Вместо этого среднеклассовая городская «образованщина» из «московских повестей» адаптировалась к пухнущей на нефтедолларах и впадающей в счастливую энергетическую спячку советской власти, занимала неплохие посты в ее официальной иерархии – номенклатурной или академической, – пила и пела, веселилась, готовила старших детей к поступлению в престижные вузы, выстраивая основу для формирования второго поколения советской интеллигенции, или городского образованного класса.

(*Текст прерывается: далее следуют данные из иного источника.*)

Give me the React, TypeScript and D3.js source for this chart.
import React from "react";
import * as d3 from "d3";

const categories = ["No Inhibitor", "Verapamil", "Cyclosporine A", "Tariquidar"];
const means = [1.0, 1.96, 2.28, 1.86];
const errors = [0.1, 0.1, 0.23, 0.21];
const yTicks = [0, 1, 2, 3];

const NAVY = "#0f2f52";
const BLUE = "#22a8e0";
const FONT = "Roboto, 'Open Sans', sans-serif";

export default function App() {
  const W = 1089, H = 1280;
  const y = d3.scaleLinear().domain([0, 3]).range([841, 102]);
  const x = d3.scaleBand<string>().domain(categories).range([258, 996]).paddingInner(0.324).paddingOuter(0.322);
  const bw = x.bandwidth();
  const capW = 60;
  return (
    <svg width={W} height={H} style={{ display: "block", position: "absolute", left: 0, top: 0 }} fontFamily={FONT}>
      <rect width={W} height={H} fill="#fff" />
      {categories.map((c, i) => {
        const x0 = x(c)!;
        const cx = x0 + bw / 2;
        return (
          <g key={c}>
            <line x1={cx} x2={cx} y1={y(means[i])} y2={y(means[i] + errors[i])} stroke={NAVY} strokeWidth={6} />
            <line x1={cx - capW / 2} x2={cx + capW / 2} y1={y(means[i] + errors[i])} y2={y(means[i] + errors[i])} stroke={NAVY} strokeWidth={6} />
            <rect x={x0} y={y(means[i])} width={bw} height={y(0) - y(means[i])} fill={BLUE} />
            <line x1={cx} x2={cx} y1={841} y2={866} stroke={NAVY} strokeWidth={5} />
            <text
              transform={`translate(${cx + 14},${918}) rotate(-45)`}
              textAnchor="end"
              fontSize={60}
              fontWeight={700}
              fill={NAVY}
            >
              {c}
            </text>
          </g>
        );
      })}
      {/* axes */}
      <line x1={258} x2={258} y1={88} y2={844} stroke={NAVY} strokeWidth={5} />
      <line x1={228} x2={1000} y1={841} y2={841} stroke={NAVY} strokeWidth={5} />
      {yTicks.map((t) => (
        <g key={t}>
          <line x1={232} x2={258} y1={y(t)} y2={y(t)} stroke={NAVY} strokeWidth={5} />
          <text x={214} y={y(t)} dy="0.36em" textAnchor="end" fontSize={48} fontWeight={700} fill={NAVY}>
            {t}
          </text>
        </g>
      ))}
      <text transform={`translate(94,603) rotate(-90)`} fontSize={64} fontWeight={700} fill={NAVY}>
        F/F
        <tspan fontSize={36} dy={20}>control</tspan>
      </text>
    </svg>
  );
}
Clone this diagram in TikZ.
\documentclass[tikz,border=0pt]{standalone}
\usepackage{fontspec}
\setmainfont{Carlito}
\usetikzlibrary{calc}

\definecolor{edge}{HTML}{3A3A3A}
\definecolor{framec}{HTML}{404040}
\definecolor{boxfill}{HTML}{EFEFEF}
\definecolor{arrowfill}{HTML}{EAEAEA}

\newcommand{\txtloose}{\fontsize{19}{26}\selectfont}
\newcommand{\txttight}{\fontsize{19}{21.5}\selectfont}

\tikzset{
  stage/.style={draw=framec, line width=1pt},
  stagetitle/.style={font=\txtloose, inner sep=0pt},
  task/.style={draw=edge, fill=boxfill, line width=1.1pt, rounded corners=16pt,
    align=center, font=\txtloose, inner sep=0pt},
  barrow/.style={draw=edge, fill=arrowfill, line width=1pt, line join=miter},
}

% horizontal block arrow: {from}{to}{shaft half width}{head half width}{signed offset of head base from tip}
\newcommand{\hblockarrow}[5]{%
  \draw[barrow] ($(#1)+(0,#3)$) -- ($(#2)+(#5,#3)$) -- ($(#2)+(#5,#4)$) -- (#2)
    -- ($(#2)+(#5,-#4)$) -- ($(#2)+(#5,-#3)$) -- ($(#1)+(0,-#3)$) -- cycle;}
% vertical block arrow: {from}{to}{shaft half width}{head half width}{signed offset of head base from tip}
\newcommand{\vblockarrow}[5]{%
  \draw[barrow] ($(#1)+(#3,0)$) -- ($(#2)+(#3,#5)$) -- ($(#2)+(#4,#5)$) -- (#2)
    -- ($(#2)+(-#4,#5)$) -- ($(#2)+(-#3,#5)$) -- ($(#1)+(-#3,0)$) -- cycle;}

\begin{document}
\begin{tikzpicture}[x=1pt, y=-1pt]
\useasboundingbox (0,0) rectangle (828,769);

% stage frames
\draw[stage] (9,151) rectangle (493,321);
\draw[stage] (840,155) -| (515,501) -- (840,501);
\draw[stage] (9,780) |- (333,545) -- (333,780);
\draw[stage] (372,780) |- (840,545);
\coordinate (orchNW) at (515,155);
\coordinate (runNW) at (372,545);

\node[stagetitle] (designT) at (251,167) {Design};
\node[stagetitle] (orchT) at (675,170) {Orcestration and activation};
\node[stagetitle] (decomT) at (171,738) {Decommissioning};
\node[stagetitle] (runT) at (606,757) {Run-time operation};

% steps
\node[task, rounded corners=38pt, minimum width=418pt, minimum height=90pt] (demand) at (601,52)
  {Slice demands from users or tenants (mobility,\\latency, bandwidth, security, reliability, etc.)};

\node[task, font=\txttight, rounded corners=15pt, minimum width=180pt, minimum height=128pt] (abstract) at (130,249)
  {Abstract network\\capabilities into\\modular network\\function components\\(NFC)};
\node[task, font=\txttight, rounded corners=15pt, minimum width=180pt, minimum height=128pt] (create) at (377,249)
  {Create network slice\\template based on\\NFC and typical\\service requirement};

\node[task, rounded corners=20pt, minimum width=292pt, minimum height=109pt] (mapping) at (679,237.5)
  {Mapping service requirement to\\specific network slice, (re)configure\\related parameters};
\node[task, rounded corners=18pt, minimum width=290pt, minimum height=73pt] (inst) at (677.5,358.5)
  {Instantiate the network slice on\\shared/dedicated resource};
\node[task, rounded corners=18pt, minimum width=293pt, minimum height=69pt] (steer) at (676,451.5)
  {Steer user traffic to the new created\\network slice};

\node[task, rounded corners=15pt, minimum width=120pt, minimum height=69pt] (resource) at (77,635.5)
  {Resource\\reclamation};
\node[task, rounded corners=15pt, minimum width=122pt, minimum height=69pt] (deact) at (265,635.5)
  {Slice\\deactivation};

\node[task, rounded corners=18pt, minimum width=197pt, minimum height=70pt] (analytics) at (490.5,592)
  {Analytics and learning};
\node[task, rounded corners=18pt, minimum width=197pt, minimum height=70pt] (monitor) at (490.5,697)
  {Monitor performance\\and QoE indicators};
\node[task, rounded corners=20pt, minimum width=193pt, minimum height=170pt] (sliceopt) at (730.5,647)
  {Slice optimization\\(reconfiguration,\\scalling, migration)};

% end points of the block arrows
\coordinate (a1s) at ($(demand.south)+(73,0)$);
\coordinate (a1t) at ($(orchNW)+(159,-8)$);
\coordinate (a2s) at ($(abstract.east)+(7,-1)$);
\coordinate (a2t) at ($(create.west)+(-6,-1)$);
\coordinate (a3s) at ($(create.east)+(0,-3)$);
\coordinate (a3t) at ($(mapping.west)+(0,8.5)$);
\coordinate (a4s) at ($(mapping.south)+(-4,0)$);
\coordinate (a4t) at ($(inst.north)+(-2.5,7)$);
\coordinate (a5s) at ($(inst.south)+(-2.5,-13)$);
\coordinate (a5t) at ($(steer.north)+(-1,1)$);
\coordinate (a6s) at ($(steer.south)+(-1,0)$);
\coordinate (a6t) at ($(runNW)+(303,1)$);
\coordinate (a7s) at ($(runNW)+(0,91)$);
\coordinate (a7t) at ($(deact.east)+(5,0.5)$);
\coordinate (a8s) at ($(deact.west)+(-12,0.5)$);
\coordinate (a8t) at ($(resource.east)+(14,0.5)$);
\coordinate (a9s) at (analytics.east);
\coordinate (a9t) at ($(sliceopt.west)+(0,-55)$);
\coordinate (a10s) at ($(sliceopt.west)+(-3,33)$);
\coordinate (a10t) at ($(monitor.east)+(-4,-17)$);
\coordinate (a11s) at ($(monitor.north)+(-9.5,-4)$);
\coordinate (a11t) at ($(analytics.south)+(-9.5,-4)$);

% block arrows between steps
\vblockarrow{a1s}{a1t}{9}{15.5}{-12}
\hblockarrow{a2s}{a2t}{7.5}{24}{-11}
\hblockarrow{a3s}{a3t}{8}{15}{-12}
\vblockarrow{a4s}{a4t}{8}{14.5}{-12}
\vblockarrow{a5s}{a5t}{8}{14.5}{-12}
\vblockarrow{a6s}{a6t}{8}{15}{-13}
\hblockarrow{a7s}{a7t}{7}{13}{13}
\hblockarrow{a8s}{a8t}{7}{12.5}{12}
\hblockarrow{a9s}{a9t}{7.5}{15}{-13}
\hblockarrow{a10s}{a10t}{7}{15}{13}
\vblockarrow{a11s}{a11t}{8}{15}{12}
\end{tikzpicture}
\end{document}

И совершенно не предполагала, что это благополучие когда-нибудь может кончиться. Хотя моя мама, будучи дочерью врага народа и сестрой молодого мужчины, погибшего на фронте, всегда была готова к самому печальному развитию событий. А благополучие «образованщины» никогда не оценивала как нечто данное раз и навсегда, вспоминая к тому же коммуналку как едва ли не лучший тип построения человеческого общежития. Она совершенно не могла жить одна, вне перманентного общения, хотя бы по телефону, с десятками людей.

… Что же до оцифрованной пленки, то черно-белое мелькание на ней дружеских лиц сильно напоминало рваную ритмику «Сладкой жизни» Федерико Феллини. Те же белые рубашки и узкие темные галстуки, мерцающие в сигаретном дыму…

К чему ностальгировать по застою, вот он – здесь, рядом. И речь вовсе не о политике и экономике, а о самом устройстве повседневной жизни, которая, казалось бы, обрела космические скорости и заполнена до краев ультрасовременными «гаджетами» и сверхновыми русскими (копирайт на словосочетание – Виктор Пелевин).